--- START Dataset section ---

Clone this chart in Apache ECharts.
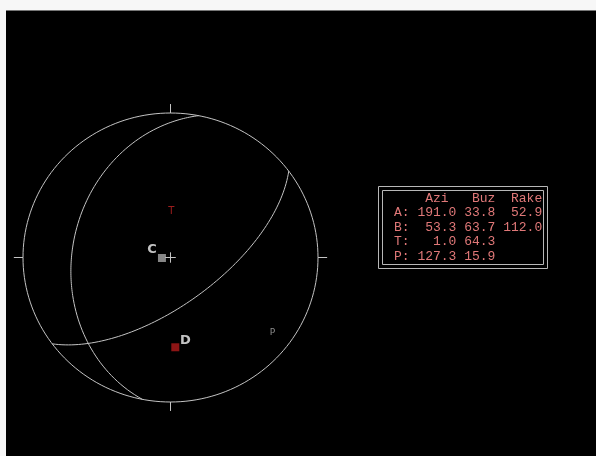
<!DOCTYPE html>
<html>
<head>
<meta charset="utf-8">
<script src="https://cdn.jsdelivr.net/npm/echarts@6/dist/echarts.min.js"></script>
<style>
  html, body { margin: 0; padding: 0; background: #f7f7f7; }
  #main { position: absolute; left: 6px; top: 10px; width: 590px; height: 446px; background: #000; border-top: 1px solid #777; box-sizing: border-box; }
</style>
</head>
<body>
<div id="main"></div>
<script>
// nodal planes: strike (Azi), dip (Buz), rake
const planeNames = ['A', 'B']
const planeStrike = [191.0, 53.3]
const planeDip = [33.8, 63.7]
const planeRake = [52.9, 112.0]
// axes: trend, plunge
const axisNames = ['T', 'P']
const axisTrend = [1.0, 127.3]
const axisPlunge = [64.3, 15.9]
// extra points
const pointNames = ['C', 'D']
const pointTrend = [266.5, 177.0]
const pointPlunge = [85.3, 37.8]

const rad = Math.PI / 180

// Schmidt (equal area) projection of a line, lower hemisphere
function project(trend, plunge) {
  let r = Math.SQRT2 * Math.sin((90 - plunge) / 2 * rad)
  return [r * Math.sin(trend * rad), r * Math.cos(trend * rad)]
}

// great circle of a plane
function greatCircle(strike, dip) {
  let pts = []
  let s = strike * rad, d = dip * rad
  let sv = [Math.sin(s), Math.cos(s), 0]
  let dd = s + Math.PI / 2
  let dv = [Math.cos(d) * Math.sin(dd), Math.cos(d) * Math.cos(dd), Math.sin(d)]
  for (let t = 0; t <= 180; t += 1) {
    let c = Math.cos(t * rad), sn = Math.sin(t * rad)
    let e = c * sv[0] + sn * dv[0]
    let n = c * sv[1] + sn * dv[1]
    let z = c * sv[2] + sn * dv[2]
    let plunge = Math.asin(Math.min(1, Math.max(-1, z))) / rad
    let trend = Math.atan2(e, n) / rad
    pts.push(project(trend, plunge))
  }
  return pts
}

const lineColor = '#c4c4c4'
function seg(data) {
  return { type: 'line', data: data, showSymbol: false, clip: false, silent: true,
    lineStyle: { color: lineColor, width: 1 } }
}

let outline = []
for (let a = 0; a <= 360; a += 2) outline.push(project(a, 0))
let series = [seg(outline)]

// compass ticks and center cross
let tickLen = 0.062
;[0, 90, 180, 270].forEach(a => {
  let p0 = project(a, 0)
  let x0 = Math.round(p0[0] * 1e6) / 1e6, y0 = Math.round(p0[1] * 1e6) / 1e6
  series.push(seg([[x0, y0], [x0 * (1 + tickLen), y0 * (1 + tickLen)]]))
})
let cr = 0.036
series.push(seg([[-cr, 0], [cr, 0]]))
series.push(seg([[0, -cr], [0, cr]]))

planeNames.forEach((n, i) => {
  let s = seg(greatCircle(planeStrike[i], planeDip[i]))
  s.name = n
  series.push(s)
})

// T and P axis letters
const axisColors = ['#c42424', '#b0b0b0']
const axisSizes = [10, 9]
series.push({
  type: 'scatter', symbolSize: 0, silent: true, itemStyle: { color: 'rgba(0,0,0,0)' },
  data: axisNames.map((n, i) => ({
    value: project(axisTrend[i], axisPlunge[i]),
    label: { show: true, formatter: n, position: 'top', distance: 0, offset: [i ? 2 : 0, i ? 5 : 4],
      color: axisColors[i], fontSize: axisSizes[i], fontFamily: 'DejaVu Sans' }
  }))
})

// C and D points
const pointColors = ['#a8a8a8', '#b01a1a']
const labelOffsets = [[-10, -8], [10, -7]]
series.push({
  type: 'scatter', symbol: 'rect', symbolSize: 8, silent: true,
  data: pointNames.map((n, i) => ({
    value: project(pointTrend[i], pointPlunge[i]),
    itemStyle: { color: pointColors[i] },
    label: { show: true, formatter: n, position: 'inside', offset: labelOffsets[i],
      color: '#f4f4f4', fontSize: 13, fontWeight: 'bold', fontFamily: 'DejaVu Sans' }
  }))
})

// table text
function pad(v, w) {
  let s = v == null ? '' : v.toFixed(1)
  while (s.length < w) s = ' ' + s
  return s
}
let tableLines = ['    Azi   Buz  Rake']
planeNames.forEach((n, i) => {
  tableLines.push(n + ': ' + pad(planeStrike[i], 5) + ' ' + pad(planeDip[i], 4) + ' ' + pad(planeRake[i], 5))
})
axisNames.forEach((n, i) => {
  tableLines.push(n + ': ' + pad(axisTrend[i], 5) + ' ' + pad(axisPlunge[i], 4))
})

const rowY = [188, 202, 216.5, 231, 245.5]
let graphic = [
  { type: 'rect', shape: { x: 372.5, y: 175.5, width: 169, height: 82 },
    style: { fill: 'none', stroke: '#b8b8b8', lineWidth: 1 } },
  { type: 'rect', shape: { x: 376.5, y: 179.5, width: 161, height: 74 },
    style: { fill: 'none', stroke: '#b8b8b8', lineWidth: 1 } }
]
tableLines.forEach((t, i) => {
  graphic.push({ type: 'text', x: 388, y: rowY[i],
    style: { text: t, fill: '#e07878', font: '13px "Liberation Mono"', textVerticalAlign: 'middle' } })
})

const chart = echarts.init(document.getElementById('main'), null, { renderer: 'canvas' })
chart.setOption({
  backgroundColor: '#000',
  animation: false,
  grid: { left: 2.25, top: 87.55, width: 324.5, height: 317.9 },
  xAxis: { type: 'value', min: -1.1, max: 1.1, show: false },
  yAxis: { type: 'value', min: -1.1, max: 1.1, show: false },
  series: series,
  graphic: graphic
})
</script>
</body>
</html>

--- END Dataset section ---

* [Work to be completed]
Omit the pictures, and quote the material above exactly as given.

* [Exercise answer]
Clone this chart in Apache ECharts.
<!DOCTYPE html>
<html>
<head>
<meta charset="utf-8">
<script src="https://cdn.jsdelivr.net/npm/echarts@6/dist/echarts.min.js"></script>
<style>
  html, body { margin: 0; padding: 0; background: #f7f7f7; }
  #main { position: absolute; left: 6px; top: 10px; width: 590px; height: 446px; background: #000; border-top: 1px solid #777; box-sizing: border-box; }
</style>
</head>
<body>
<div id="main"></div>
<script>
// nodal planes: strike (Azi), dip (Buz), rake
const planeNames = ['A', 'B']
const planeStrike = [191.0, 53.3]
const planeDip = [33.8, 63.7]
const planeRake = [52.9, 112.0]
// axes: trend, plunge
const axisNames = ['T', 'P']
const axisTrend = [1.0, 127.3]
const axisPlunge = [64.3, 15.9]
// extra points
const pointNames = ['C', 'D']
const pointTrend = [266.5, 177.0]
const pointPlunge = [85.3, 37.8]

const rad = Math.PI / 180

// Schmidt (equal area) projection of a line, lower hemisphere
function project(trend, plunge) {
  let r = Math.SQRT2 * Math.sin((90 - plunge) / 2 * rad)
  return [r * Math.sin(trend * rad), r * Math.cos(trend * rad)]
}

// great circle of a plane
function greatCircle(strike, dip) {
  let pts = []
  let s = strike * rad, d = dip * rad
  let sv = [Math.sin(s), Math.cos(s), 0]
  let dd = s + Math.PI / 2
  let dv = [Math.cos(d) * Math.sin(dd), Math.cos(d) * Math.cos(dd), Math.sin(d)]
  for (let t = 0; t <= 180; t += 1) {
    let c = Math.cos(t * rad), sn = Math.sin(t * rad)
    let e = c * sv[0] + sn * dv[0]
    let n = c * sv[1] + sn * dv[1]
    let z = c * sv[2] + sn * dv[2]
    let plunge = Math.asin(Math.min(1, Math.max(-1, z))) / rad
    let trend = Math.atan2(e, n) / rad
    pts.push(project(trend, plunge))
  }
  return pts
}

const lineColor = '#c4c4c4'
function seg(data) {
  return { type: 'line', data: data, showSymbol: false, clip: false, silent: true,
    lineStyle: { color: lineColor, width: 1 } }
}

let outline = []
for (let a = 0; a <= 360; a += 2) outline.push(project(a, 0))
let series = [seg(outline)]

// compass ticks and center cross
let tickLen = 0.062
;[0, 90, 180, 270].forEach(a => {
  let p0 = project(a, 0)
  let x0 = Math.round(p0[0] * 1e6) / 1e6, y0 = Math.round(p0[1] * 1e6) / 1e6
  series.push(seg([[x0, y0], [x0 * (1 + tickLen), y0 * (1 + tickLen)]]))
})
let cr = 0.036
series.push(seg([[-cr, 0], [cr, 0]]))
series.push(seg([[0, -cr], [0, cr]]))

planeNames.forEach((n, i) => {
  let s = seg(greatCircle(planeStrike[i], planeDip[i]))
  s.name = n
  series.push(s)
})

// T and P axis letters
const axisColors = ['#c42424', '#b0b0b0']
const axisSizes = [10, 9]
series.push({
  type: 'scatter', symbolSize: 0, silent: true, itemStyle: { color: 'rgba(0,0,0,0)' },
  data: axisNames.map((n, i) => ({
    value: project(axisTrend[i], axisPlunge[i]),
    label: { show: true, formatter: n, position: 'top', distance: 0, offset: [i ? 2 : 0, i ? 5 : 4],
      color: axisColors[i], fontSize: axisSizes[i], fontFamily: 'DejaVu Sans' }
  }))
})

// C and D points
const pointColors = ['#a8a8a8', '#b01a1a']
const labelOffsets = [[-10, -8], [10, -7]]
series.push({
  type: 'scatter', symbol: 'rect', symbolSize: 8, silent: true,
  data: pointNames.map((n, i) => ({
    value: project(pointTrend[i], pointPlunge[i]),
    itemStyle: { color: pointColors[i] },
    label: { show: true, formatter: n, position: 'inside', offset: labelOffsets[i],
      color: '#f4f4f4', fontSize: 13, fontWeight: 'bold', fontFamily: 'DejaVu Sans' }
  }))
})

// table text
function pad(v, w) {
  let s = v == null ? '' : v.toFixed(1)
  while (s.length < w) s = ' ' + s
  return s
}
let tableLines = ['    Azi   Buz  Rake']
planeNames.forEach((n, i) => {
  tableLines.push(n + ': ' + pad(planeStrike[i], 5) + ' ' + pad(planeDip[i], 4) + ' ' + pad(planeRake[i], 5))
})
axisNames.forEach((n, i) => {
  tableLines.push(n + ': ' + pad(axisTrend[i], 5) + ' ' + pad(axisPlunge[i], 4))
})

const rowY = [188, 202, 216.5, 231, 245.5]
let graphic = [
  { type: 'rect', shape: { x: 372.5, y: 175.5, width: 169, height: 82 },
    style: { fill: 'none', stroke: '#b8b8b8', lineWidth: 1 } },
  { type: 'rect', shape: { x: 376.5, y: 179.5, width: 161, height: 74 },
    style: { fill: 'none', stroke: '#b8b8b8', lineWidth: 1 } }
]
tableLines.forEach((t, i) => {
  graphic.push({ type: 'text', x: 388, y: rowY[i],
    style: { text: t, fill: '#e07878', font: '13px "Liberation Mono"', textVerticalAlign: 'middle' } })
})

const chart = echarts.init(document.getElementById('main'), null, { renderer: 'canvas' })
chart.setOption({
  backgroundColor: '#000',
  animation: false,
  grid: { left: 2.25, top: 87.55, width: 324.5, height: 317.9 },
  xAxis: { type: 'value', min: -1.1, max: 1.1, show: false },
  yAxis: { type: 'value', min: -1.1, max: 1.1, show: false },
  series: series,
  graphic: graphic
})
</script>
</body>
</html>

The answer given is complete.